Short task: Locate all lines with the word "page" and copy them out.

Source data:
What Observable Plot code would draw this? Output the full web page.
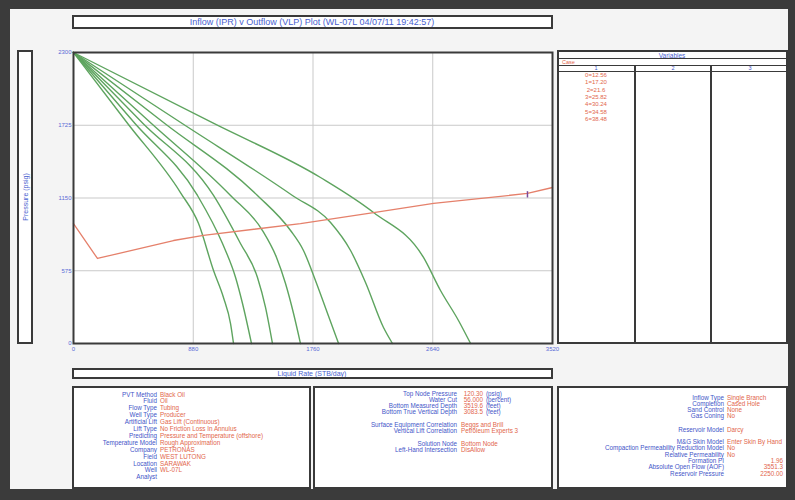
<!DOCTYPE html>
<html><head><meta charset="utf-8">
<script src="https://cdn.jsdelivr.net/npm/d3@7"></script>
<script src="https://cdn.jsdelivr.net/npm/@observablehq/plot@0.6"></script>
<style>
body{margin:0;background:#3d3d3d;font-family:"Liberation Sans",Arial,sans-serif;}
#page{position:relative;width:795px;height:500px;overflow:hidden;background:#3b3b3b;}
#inner{position:absolute;left:10px;top:9px;width:778px;height:480px;background:#f4f4f4;}
.box{position:absolute;box-sizing:border-box;border:2px solid #3a3a3a;background:#fff;overflow:hidden;}
.t{position:absolute;white-space:nowrap;font-size:6.3px;line-height:7px;}
.lab{color:#3f55c8;}
.val{color:#e2664c;}
.hl{position:absolute;height:0;border-top:1.5px solid #3a3a3a;}
.vl{position:absolute;width:0;border-left:2px solid #3a3a3a;}
</style></head>
<body><div id="page"><div id="inner"></div></div>
<script>
// ---- data ----
const xTicks = [0, 880, 1760, 2640, 3520];
const yTicks = [0, 575, 1150, 1725, 2300];
const ipr0 = [[0,2300],[398,1739],[786,1193],[919,948],[1029,577],[1102,364],[1154,158],[1176,0]];
const ipr1 = [[0,2300],[452,1739],[911,1170],[1095,790],[1191,522],[1242,316],[1308,0]];
const ipr2 = [[0,2300],[511,1739],[1029,1170],[1227,790],[1352,522],[1411,285],[1462,0]];
const ipr3 = [[0,2300],[573,1739],[1154,1170],[1389,893],[1492,680],[1558,474],[1617,237],[1668,0]];
const ipr4 = [[0,2300],[671,1739],[1352,1170],[1595,893],[1690,735],[1778,498],[1867,237],[1948,0]];
const ipr5 = [[0,2300],[799,1739],[1609,1170],[1889,956],[2036,735],[2146,482],[2278,126],[2344,0]];
const ipr6 = [[0,2300],[1031,1739],[1815,1312],[2205,1035],[2572,680],[2697,419],[2829,182],[2918,0]];
const vlpQ = [0,176,735,955,1668,2205,2646,3336,3520];
const vlpP = [948,672,814,854,948,1035,1107,1186,1233];
const markerQ = [3336];
const caseValues = ["0=12.56","1=17.20","2=21.6","3=25.82","4=30.24","5=34.58","6=38.48"];
const caseColumns = ["1","2","3"];
const titleText = "Inflow (IPR) v Outflow (VLP) Plot (WL-07L 04/07/11 19:42:57)";
const xLabel = "Liquid Rate (STB/day)";
const yLabel = "Pressure (psig)";
const leftLabels = ["PVT Method","Fluid","Flow Type","Well Type","Artificial Lift","Lift Type","Predicting","Temperature Model","Company","Field","Location","Well","Analyst"];
const leftValues = ["Black Oil","Oil","Tubing","Producer","Gas Lift (Continuous)","No Friction Loss In Annulus","Pressure and Temperature (offshore)","Rough Approximation","PETRONAS","WEST LUTONG","SARAWAK","WL-07L",""];
const midLabels = ["Top Node Pressure","Water Cut","Bottom Measured Depth","Bottom True Vertical Depth","Surface Equipment Correlation","Vertical Lift Correlation","Solution Node","Left-Hand Intersection"];
const midNumbers = ["120.30","56.000","3519.6","3083.5","","","",""];
const midUnits = ["(psig)","(percent)","(feet)","(feet)","","","",""];
const midText = ["","","","","Beggs and Brill","Petroleum Experts 3","Bottom Node","DisAllow"];
const rightLabels = ["Inflow Type","Completion","Sand Control","Gas Coning","Reservoir Model","M&G Skin Model","Compaction Permeability Reduction Model","Relative Permeability","Formation PI","Absolute Open Flow (AOF)","Reservoir Pressure"];
const rightValues = ["Single Branch","Cased Hole","None","No","Darcy","Enter Skin By Hand","No","No","","",""];
const rightNumbers = ["","","","","","","","","1.96","3551.3","2250.00"];

// ---- layout helpers ----
const page = document.getElementById("page");
function box(x,y,w,h){const d=document.createElement("div");d.className="box";Object.assign(d.style,{left:x+"px",top:y+"px",width:w+"px",height:h+"px"});page.appendChild(d);return {el:d,x,y};}
function text(parent,str,x,y,cls,align,extra){
  const s=document.createElement("div");s.className="t "+cls;s.textContent=str;
  const b = parent.el===page?0:2;
  const px=x-parent.x-b, py=y-parent.y-b;
  s.style.top=py+"px";
  if(align==="right"){s.style.right=(parent.el.clientWidth - px)+"px";}
  else if(align==="center"){s.style.left=px+"px";s.style.transform="translateX(-50%)";}
  else s.style.left=px+"px";
  if(extra)Object.assign(s.style,extra);
  parent.el.appendChild(s);return s;
}
function line(parent,cls,x,y,len){const d=document.createElement("div");d.className=cls;
  d.style.left=(x-parent.x-2)+"px";d.style.top=(y-parent.y-2)+"px";
  if(cls==="hl")d.style.width=len+"px";else d.style.height=len+"px";parent.el.appendChild(d);}

// title
const tb = box(72,15,481,14);
text(tb,titleText,312,17,"lab","center",{fontSize:"9px",lineHeight:"10px",color:"#4a5fd0"});
// y label
const yb = box(17,50,16,294);
text(yb,yLabel,25,197,"lab","center",{fontSize:"7px",transform:"translate(-50%,-50%) rotate(-90deg)",color:"#4a5fd0"});
// x label
const xb = box(72,368,481,11);
text(xb,xLabel,312,370,"lab","center",{fontSize:"7px",color:"#4a5fd0"});

// variables table
const vb = box(557,50,231,294);
text(vb,"Variables",672,51.5,"lab","center",{fontSize:"6.5px",color:"#4a5fd0"});
line(vb,"hl",557,58,231);
text(vb,"Case",562,58.5,"val","left",{fontSize:"5.5px"});
line(vb,"hl",557,64.5,231);
const colX=[596,673,750];
caseColumns.forEach((c,i)=>text(vb,c,colX[i],65,"lab","center",{fontSize:"5.5px"}));
line(vb,"hl",557,70.5,231);
line(vb,"vl",634,64.5,285);
line(vb,"vl",710,64.5,285);
caseValues.forEach((v,i)=>text(vb,v,596,72+i*7.3,"val","center",{fontSize:"6px"}));

// bottom panels
const lb = box(72,386,239,103);
leftLabels.forEach((l,i)=>{const y=390.5+i*6.9;text(lb,l,157,y,"lab","right");text(lb,leftValues[i],160,y,"val","left");});
const mb = box(313,386,240,103);
const midY=[389.5,395.5,401.5,407.5,420.5,427,439.5,446];
midLabels.forEach((l,i)=>{const y=midY[i];text(mb,l,457,y,"lab","right");
  if(midNumbers[i]){text(mb,midNumbers[i],483,y,"val","right");text(mb,midUnits[i],486,y,"lab","left");}
  else text(mb,midText[i],461,y,"val","left");});
const rb = box(557,386,231,103);
const rightY=[393.5,399.8,406,412.3,425.5,438,444.3,450.6,456.9,463.2,469.5];
rightLabels.forEach((l,i)=>{const y=rightY[i];text(rb,l,724,y,"lab","right");
  if(rightValues[i])text(rb,rightValues[i],727,y,"val","left");
  else text(rb,rightNumbers[i],783,y,"val","right");});

// ---- chart ----
const iprRows = [ipr0,ipr1,ipr2,ipr3,ipr4,ipr5,ipr6].flatMap((c,k)=>c.map(([q,p])=>({q,p,k})));
const vlpRows = vlpQ.map((q,i)=>({q,p:vlpP[i]}));
const chart = Plot.plot({
  width: 520, height: 315,
  marginLeft: 33, marginTop: 7, marginRight: 8, marginBottom: 17,
  style: {background:"transparent", fontFamily:"Liberation Sans, Arial, sans-serif"},
  x: {domain:[0,3520], label:null},
  y: {domain:[0,2300], label:null},
  marks: [
    Plot.frame({fill:"#fff", stroke:"none"}),
    Plot.gridX(xTicks.slice(1,-1), {stroke:"#c9c9c9", strokeOpacity:1, strokeWidth:1}),
    Plot.gridY(yTicks.slice(1,-1), {stroke:"#c9c9c9", strokeOpacity:1, strokeWidth:1}),
    Plot.line(iprRows, {x:"q", y:"p", z:"k", stroke:"#5ea45f", strokeWidth:1.4, curve:"monotone-x"}),
    Plot.line(vlpRows, {x:"q", y:"p", stroke:"#e5806b", strokeWidth:1.3}),
    Plot.ruleX(markerQ, {y1:1150, y2:1200, stroke:"#7a4a9a", strokeWidth:1.5}),
    Plot.frame({stroke:"#3a3a3a", strokeWidth:2}),
    Plot.axisX(xTicks, {tickSize:0, tickPadding:3, fontSize:6, color:"#5a6ad6", tickFormat:d3.format("d"), label:null}),
    Plot.axisY(yTicks, {tickSize:0, tickPadding:2, fontSize:6, color:"#5a6ad6", tickFormat:d3.format("d"), label:null})
  ]
});
Object.assign(chart.style,{position:"absolute",left:"40px",top:"45px"});
page.appendChild(chart);
</script></body></html>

Reply to the exercise:
What Observable Plot code would draw this? Output the full web page.
#page{position:relative;width:795px;height:500px;overflow:hidden;background:#3b3b3b;}
<body><div id="page"><div id="inner"></div></div>
const page = document.getElementById("page");
function box(x,y,w,h){const d=document.createElement("div");d.className="box";Object.assign(d.style,{left:x+"px",top:y+"px",width:w+"px",height:h+"px"});page.appendChild(d);return {el:d,x,y};}
  const b = parent.el===page?0:2;
page.appendChild(chart);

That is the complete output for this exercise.